Viktor E. Frankl, Man’s Search for Meaning

My neighbor tends to put things out on the curb that she doesn’t want, for people to pick up. I picked this book out of a box one afternoon a few weeks ago. I recognized it, vaguely, and thought that for some reason it was something I should read. For some reason, I read it this last weekend and was blown away.

Viktor Frankl was 37, a prominent Austrian Psychiatrist with extensive work in suicide prevention, and was recently married when he was taken to a concentration camp at Theresienstadt in 1942. For the next three years, until liberation, he spent time at four camps, including Auschwitz. “Man’s Search for Meaning”, written in 1946, is his brief account of life in the camps. It is extraordinary in its detail and clear-headedness, and focuses on the psychological impacts of the camp conditions and the question of how to find meaning in suffering.

Frankl’s text, in my reading, is also strikingly Buddhist in its themes, though Frankl likely had little if any exposure to Buddhist thought, at least not at the time of the writing. In his deep observation of suffering, he is quite Buddhist.
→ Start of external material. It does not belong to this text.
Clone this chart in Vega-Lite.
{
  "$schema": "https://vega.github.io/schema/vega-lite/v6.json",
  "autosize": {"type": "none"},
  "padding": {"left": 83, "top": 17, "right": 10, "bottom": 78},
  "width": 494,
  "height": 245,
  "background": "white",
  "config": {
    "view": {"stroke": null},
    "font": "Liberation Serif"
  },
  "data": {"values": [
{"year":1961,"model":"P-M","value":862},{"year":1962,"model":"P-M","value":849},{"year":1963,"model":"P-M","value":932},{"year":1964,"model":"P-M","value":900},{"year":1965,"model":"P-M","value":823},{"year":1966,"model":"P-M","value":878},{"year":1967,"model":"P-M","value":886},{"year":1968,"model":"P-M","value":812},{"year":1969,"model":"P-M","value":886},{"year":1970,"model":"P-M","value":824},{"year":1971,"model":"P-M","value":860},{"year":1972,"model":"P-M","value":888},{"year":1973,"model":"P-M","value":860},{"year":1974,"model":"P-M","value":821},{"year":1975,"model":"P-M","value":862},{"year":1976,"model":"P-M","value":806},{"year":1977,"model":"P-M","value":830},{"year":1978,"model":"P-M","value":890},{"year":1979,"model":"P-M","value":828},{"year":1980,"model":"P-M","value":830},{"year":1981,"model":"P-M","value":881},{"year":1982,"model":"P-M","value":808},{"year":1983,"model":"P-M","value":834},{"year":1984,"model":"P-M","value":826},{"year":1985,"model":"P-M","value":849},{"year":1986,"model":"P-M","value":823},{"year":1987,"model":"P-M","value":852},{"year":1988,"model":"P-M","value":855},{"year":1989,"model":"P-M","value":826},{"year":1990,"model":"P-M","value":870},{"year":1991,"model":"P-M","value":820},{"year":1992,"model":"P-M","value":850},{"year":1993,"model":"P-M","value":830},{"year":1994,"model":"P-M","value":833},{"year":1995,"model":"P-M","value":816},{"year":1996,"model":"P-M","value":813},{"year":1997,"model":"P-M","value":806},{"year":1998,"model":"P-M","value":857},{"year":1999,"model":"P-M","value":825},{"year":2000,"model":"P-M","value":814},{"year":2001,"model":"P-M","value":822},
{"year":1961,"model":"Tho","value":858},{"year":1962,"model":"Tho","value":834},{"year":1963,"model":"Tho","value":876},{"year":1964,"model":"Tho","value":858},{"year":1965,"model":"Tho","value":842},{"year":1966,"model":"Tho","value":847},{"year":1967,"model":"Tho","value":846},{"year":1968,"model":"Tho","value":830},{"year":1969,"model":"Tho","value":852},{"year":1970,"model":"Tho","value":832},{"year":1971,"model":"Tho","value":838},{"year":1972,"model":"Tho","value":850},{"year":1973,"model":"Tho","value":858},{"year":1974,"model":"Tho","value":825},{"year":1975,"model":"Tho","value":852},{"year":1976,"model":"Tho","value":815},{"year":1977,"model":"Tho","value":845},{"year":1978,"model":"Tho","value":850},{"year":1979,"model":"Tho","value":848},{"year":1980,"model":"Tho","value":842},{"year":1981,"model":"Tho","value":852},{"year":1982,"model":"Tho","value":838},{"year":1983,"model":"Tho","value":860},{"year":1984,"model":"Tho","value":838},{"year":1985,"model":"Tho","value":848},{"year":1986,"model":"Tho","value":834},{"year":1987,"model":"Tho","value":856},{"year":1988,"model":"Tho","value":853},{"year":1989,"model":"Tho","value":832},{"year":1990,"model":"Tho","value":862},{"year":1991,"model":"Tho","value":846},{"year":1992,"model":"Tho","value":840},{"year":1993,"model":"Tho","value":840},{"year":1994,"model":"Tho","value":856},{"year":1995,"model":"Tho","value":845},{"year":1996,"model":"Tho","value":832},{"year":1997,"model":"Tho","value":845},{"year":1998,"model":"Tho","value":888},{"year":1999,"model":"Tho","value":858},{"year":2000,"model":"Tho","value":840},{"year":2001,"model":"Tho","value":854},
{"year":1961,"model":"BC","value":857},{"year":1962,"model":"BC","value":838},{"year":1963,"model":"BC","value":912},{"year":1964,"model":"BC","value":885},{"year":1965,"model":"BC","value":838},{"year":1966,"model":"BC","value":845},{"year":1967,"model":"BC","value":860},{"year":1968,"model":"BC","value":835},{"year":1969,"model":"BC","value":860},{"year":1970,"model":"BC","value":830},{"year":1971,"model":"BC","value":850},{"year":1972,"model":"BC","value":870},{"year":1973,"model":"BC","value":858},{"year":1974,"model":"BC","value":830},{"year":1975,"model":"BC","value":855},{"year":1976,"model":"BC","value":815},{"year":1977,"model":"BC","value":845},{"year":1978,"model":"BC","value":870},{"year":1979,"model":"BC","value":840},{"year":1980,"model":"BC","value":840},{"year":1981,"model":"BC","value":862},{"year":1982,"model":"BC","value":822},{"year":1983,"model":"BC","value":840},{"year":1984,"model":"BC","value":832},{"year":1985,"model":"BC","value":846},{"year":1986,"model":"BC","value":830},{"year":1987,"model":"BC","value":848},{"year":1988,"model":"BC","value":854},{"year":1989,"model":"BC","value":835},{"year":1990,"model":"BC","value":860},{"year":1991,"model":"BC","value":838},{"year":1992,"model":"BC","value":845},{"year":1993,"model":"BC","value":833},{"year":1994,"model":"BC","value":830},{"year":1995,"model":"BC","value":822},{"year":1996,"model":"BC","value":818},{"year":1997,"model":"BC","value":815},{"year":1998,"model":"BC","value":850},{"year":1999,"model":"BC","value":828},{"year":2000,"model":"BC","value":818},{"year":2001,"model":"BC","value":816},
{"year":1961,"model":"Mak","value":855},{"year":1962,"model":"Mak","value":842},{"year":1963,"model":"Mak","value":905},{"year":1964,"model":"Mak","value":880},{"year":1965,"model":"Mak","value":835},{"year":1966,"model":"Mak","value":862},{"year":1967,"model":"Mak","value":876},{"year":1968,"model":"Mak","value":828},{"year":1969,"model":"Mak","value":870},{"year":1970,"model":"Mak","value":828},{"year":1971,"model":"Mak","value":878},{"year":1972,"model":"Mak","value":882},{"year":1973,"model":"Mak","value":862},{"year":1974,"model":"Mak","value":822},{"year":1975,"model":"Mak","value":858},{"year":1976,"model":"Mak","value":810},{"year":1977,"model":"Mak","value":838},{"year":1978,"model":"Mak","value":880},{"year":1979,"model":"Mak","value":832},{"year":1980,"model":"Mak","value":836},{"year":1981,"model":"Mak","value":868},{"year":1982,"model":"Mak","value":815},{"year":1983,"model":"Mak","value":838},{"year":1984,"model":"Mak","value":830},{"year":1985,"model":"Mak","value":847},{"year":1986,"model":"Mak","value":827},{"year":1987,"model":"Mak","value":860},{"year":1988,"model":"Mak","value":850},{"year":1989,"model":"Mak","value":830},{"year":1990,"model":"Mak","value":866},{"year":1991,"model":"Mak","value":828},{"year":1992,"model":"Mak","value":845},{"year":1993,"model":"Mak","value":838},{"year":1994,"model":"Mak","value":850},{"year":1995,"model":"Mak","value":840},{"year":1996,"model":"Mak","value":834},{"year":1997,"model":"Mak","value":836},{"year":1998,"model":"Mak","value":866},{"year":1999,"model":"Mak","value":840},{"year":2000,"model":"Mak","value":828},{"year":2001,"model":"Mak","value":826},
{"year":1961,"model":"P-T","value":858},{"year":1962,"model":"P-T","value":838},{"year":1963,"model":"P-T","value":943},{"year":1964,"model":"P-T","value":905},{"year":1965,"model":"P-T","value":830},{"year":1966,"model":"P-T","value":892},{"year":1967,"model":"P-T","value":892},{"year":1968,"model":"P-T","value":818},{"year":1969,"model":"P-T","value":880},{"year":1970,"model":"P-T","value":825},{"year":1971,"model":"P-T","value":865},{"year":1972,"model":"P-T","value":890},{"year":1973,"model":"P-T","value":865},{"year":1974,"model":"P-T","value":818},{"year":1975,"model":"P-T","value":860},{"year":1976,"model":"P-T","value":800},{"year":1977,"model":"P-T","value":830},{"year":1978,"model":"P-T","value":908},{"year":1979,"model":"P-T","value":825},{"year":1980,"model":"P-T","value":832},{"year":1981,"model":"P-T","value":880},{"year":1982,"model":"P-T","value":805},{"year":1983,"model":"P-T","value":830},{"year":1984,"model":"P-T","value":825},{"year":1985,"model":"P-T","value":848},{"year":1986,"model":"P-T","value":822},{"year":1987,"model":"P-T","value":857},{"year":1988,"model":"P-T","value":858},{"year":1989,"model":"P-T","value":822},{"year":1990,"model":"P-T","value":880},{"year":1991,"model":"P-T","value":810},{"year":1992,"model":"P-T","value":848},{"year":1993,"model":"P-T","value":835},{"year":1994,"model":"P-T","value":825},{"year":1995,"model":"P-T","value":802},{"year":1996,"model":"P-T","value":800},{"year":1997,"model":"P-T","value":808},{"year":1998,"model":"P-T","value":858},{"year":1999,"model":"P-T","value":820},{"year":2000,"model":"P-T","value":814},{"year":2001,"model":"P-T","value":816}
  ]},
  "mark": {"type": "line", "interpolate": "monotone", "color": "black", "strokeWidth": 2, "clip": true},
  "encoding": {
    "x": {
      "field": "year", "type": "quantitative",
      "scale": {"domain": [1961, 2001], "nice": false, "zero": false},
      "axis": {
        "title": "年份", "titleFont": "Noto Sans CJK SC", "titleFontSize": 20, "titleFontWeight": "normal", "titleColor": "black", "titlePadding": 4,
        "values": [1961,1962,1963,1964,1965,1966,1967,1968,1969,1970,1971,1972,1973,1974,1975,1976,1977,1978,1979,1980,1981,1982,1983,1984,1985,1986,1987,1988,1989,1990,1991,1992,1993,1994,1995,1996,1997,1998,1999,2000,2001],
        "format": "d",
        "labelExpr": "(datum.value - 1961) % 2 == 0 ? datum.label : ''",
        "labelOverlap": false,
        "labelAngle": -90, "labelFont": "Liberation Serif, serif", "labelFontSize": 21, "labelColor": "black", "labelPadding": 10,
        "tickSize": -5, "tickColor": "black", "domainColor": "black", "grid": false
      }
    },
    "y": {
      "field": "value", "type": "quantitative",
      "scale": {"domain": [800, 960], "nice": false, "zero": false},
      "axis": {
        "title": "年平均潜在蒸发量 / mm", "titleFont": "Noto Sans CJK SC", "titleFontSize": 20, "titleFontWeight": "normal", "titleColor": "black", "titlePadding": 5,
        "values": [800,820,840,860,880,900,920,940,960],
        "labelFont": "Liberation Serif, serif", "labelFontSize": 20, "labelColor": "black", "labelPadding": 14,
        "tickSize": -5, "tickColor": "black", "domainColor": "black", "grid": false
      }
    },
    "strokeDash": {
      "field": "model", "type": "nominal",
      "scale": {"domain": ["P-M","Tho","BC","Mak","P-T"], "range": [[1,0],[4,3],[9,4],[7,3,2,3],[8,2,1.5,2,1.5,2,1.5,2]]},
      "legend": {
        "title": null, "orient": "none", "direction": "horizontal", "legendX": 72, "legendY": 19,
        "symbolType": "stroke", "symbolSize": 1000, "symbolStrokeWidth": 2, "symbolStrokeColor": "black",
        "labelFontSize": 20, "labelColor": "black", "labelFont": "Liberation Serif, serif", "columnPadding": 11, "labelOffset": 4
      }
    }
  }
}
In the preface to the 1984 edition (Frankl died in 1997, at age 92), Frank said that he wrote his account ”... to convey to the reader by way of concrete example that life holds a potential meaning under any conditions, even the most miserable ones.”

“Success, like happiness, cannot be pursued; it must ensue, and it only does so as the unintended side effect of one’s personal dedication to a cause greater than oneself or as the by-product of one’s surrender to a person other than oneself.”